-- Code that draws figures --

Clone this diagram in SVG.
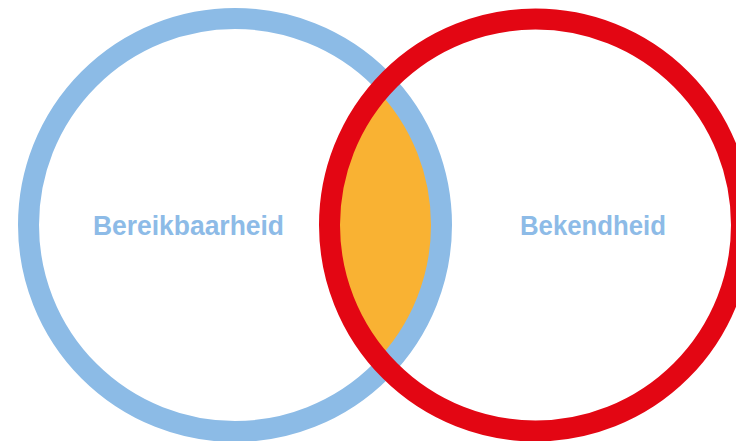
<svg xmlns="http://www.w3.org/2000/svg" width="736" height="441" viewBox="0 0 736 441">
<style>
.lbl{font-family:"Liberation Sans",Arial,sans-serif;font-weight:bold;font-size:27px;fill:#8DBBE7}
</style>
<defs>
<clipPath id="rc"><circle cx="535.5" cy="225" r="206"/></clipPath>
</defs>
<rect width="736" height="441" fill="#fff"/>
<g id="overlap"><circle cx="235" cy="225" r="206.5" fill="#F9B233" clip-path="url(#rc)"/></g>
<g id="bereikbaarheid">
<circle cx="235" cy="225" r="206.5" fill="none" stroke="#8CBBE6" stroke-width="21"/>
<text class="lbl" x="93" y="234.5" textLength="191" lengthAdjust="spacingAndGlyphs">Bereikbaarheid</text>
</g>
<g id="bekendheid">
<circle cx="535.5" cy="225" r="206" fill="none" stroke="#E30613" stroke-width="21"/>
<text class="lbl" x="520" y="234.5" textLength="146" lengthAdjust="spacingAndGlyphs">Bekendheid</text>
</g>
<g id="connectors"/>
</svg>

--

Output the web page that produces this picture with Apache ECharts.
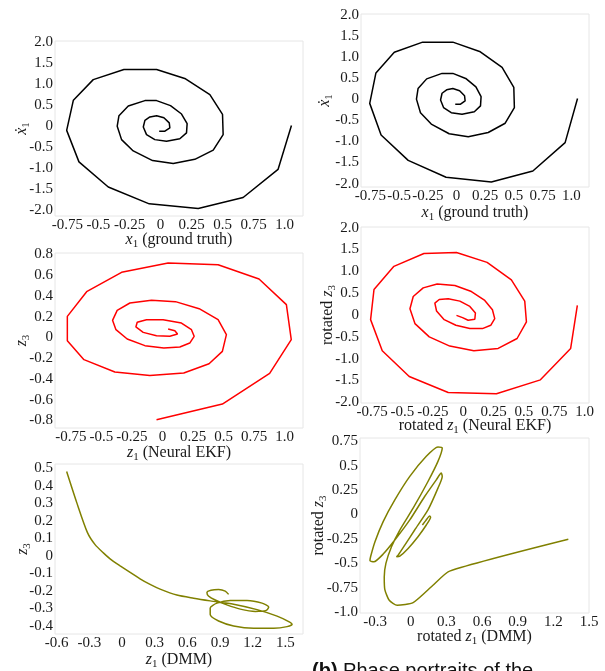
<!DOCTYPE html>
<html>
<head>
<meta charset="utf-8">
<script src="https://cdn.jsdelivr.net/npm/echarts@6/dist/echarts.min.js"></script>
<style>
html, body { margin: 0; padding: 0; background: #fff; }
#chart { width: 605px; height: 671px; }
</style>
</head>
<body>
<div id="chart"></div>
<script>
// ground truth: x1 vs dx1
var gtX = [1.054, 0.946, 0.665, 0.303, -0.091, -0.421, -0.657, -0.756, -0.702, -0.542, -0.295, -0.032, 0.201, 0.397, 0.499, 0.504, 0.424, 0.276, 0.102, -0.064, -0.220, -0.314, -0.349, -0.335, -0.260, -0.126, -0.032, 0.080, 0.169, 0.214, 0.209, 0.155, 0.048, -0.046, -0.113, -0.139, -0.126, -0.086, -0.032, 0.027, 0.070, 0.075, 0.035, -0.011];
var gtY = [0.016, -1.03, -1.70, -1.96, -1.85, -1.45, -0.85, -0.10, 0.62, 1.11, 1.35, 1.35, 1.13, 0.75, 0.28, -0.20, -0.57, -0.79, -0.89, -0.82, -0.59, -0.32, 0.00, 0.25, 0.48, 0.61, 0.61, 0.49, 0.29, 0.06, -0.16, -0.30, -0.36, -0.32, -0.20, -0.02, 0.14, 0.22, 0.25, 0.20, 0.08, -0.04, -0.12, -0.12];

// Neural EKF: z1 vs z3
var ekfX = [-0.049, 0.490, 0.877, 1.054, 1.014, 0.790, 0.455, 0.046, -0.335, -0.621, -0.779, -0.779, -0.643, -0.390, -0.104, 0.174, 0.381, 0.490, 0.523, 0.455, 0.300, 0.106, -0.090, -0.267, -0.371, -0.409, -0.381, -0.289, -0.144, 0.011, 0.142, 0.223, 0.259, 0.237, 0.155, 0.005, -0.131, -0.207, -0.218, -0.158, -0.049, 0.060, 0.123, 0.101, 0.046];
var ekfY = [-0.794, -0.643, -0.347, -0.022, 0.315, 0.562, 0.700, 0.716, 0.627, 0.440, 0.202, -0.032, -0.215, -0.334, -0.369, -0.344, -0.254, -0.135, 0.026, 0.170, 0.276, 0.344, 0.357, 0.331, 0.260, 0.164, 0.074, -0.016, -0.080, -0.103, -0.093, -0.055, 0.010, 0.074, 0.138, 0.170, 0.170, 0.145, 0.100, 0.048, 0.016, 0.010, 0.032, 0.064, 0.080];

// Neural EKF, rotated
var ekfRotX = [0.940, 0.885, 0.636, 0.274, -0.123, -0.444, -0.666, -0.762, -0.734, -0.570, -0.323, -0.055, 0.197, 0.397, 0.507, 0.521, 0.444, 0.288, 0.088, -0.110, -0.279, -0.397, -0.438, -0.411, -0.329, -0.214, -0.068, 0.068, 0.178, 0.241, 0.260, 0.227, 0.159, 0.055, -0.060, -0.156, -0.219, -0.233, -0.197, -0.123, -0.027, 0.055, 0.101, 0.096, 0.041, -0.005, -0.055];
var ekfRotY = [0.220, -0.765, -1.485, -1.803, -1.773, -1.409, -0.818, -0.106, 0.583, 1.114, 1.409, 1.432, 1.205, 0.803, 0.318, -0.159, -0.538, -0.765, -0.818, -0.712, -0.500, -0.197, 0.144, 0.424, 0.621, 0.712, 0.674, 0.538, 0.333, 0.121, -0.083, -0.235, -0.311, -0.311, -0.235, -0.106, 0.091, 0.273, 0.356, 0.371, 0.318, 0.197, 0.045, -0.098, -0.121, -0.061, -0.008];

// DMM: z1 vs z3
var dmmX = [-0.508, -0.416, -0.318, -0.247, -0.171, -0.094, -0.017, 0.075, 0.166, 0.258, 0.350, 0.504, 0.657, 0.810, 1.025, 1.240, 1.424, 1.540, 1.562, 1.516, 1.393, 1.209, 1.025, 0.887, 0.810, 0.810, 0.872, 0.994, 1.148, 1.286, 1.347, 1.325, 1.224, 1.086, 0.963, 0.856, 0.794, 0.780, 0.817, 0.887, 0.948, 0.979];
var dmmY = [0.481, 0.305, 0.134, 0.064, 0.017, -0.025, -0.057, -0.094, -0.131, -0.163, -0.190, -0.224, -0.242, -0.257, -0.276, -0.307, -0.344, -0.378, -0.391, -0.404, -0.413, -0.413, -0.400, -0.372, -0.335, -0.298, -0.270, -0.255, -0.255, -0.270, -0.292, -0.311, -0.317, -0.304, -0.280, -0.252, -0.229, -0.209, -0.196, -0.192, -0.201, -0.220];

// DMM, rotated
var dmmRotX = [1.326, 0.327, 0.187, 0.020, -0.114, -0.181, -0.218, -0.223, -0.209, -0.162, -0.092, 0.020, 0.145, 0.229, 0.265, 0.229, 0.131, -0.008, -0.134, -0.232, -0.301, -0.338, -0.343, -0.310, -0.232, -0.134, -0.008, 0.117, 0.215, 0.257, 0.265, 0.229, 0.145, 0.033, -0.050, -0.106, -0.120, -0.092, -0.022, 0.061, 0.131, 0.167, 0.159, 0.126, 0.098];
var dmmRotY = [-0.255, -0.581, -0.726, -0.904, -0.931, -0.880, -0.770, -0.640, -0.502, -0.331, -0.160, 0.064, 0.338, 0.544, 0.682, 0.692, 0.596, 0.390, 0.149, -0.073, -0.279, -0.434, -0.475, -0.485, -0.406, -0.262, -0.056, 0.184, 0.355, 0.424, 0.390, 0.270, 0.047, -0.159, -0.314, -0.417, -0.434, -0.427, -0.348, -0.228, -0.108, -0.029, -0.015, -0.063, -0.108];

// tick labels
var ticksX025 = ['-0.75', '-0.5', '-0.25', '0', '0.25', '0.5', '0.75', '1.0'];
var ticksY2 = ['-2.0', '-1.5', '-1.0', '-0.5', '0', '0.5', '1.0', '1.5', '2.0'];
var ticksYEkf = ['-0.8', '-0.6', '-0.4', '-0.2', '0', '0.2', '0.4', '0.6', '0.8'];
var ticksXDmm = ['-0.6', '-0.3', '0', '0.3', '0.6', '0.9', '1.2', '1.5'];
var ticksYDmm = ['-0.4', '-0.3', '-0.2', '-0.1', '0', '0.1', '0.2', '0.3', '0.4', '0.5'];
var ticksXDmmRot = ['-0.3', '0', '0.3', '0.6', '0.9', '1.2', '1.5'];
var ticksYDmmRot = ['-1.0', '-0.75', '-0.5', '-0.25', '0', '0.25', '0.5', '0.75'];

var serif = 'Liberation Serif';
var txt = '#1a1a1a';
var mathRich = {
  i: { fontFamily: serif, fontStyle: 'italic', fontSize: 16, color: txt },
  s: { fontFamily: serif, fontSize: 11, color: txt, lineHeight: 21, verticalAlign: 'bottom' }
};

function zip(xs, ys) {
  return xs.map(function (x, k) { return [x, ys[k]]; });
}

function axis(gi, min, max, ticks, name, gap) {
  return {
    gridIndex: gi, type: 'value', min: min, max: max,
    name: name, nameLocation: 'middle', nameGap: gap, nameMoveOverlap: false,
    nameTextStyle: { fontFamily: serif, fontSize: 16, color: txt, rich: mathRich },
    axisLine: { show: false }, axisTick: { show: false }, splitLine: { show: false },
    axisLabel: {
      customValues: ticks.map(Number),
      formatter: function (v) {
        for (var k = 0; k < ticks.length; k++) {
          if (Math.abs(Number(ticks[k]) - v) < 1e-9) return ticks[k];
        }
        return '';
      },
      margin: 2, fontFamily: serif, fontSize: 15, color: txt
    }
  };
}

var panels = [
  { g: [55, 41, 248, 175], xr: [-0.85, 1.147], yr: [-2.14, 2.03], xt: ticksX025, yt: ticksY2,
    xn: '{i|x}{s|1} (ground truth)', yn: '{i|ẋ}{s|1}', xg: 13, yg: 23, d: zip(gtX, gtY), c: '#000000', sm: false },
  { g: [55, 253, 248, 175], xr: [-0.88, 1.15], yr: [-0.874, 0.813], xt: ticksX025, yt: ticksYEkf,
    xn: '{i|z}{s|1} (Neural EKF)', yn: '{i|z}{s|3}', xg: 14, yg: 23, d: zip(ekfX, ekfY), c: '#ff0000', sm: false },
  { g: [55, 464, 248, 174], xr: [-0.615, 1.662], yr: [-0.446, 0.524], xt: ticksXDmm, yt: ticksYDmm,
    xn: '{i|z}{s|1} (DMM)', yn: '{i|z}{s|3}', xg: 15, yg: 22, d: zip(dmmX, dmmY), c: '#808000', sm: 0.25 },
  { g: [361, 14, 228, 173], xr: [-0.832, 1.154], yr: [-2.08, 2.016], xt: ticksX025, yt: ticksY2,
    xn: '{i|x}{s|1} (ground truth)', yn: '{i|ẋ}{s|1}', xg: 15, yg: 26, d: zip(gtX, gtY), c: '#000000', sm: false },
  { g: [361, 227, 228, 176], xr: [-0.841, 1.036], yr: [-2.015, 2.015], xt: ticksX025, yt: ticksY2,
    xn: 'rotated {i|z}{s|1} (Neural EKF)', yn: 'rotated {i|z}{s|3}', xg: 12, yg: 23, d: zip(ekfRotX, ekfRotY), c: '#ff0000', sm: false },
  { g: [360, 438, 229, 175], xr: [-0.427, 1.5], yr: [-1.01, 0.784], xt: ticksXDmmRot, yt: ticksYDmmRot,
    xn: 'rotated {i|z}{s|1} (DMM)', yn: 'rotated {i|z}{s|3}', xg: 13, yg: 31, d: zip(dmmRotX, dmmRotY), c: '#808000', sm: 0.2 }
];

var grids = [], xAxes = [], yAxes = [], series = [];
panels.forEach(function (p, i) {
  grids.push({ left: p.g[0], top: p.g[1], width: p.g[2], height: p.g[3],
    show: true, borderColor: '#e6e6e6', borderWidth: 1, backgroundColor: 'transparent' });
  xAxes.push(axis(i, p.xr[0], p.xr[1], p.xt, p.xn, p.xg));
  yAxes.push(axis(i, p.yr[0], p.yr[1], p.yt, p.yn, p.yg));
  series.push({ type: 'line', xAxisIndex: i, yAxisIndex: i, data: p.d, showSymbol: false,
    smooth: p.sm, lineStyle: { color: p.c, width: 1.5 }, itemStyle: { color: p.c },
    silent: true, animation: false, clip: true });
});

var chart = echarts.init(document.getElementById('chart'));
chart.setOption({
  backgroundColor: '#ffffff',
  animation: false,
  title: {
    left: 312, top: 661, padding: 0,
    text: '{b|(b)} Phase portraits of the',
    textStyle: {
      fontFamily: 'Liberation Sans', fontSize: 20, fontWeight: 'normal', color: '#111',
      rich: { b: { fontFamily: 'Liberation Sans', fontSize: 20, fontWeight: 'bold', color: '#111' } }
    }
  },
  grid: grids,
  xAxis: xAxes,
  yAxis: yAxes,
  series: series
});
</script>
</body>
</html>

---

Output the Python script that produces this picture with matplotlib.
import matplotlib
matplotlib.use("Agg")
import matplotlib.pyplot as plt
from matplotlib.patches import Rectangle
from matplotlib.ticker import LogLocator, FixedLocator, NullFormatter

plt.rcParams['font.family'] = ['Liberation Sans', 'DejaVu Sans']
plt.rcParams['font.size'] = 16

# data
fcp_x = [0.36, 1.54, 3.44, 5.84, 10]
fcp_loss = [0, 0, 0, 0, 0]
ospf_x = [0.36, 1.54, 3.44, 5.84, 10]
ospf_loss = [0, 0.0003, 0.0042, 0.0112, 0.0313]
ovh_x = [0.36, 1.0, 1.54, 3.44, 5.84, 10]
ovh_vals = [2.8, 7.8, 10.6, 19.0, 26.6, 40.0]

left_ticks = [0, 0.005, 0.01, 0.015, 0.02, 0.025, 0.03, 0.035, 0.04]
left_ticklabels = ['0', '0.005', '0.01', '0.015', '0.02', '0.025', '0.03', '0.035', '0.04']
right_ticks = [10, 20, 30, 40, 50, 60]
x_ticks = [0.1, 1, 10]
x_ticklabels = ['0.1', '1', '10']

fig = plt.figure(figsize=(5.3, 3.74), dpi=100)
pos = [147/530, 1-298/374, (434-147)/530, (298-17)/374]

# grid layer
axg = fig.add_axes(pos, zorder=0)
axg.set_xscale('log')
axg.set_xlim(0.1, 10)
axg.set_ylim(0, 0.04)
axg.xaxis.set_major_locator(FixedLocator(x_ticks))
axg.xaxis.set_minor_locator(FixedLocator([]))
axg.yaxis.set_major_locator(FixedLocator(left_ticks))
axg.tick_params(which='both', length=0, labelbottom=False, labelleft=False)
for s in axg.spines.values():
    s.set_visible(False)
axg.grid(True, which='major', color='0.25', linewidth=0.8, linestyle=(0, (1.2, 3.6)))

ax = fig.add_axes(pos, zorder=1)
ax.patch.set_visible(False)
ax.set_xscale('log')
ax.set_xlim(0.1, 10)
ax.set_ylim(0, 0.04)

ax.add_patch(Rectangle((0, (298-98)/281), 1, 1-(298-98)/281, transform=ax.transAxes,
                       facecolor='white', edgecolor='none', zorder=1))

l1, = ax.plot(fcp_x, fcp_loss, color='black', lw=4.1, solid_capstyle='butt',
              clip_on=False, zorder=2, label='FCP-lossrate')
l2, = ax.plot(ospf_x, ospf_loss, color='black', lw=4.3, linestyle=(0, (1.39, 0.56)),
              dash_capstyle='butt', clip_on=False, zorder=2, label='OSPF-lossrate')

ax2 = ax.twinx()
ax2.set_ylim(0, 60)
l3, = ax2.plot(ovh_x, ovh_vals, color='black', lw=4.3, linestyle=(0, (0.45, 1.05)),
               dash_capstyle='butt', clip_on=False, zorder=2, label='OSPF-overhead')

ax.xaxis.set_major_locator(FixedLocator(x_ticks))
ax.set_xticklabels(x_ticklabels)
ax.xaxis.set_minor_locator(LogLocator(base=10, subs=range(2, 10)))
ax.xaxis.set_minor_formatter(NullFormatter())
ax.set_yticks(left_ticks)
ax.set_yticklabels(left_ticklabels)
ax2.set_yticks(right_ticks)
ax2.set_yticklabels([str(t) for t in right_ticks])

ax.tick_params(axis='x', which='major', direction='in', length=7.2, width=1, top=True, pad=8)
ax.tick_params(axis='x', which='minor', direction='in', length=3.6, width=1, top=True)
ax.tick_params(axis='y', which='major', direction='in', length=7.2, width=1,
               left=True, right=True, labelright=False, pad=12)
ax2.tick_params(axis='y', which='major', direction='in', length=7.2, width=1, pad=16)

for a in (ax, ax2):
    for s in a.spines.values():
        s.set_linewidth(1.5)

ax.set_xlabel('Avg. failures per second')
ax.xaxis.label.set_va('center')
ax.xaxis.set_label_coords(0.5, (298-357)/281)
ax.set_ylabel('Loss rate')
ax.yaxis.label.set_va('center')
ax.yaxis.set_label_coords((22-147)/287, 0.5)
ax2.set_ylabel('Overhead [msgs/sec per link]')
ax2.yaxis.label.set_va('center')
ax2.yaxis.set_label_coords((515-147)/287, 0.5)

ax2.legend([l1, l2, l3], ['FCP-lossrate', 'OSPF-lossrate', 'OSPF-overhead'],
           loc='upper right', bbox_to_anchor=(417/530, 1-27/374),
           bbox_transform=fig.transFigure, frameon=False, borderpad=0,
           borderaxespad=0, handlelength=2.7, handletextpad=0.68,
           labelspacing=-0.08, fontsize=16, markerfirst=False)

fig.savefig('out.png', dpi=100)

-- REQUIRED TASK --
Output the lines of the records above exactly as they appear, from the line containing "Output the Python" through the line containing "plt.rcParams['font.size'] = 16".

-- TASK SOLUTION --
Output the Python script that produces this picture with matplotlib.
import matplotlib
matplotlib.use("Agg")
import matplotlib.pyplot as plt
from matplotlib.patches import Rectangle
from matplotlib.ticker import LogLocator, FixedLocator, NullFormatter

plt.rcParams['font.family'] = ['Liberation Sans', 'DejaVu Sans']
plt.rcParams['font.size'] = 16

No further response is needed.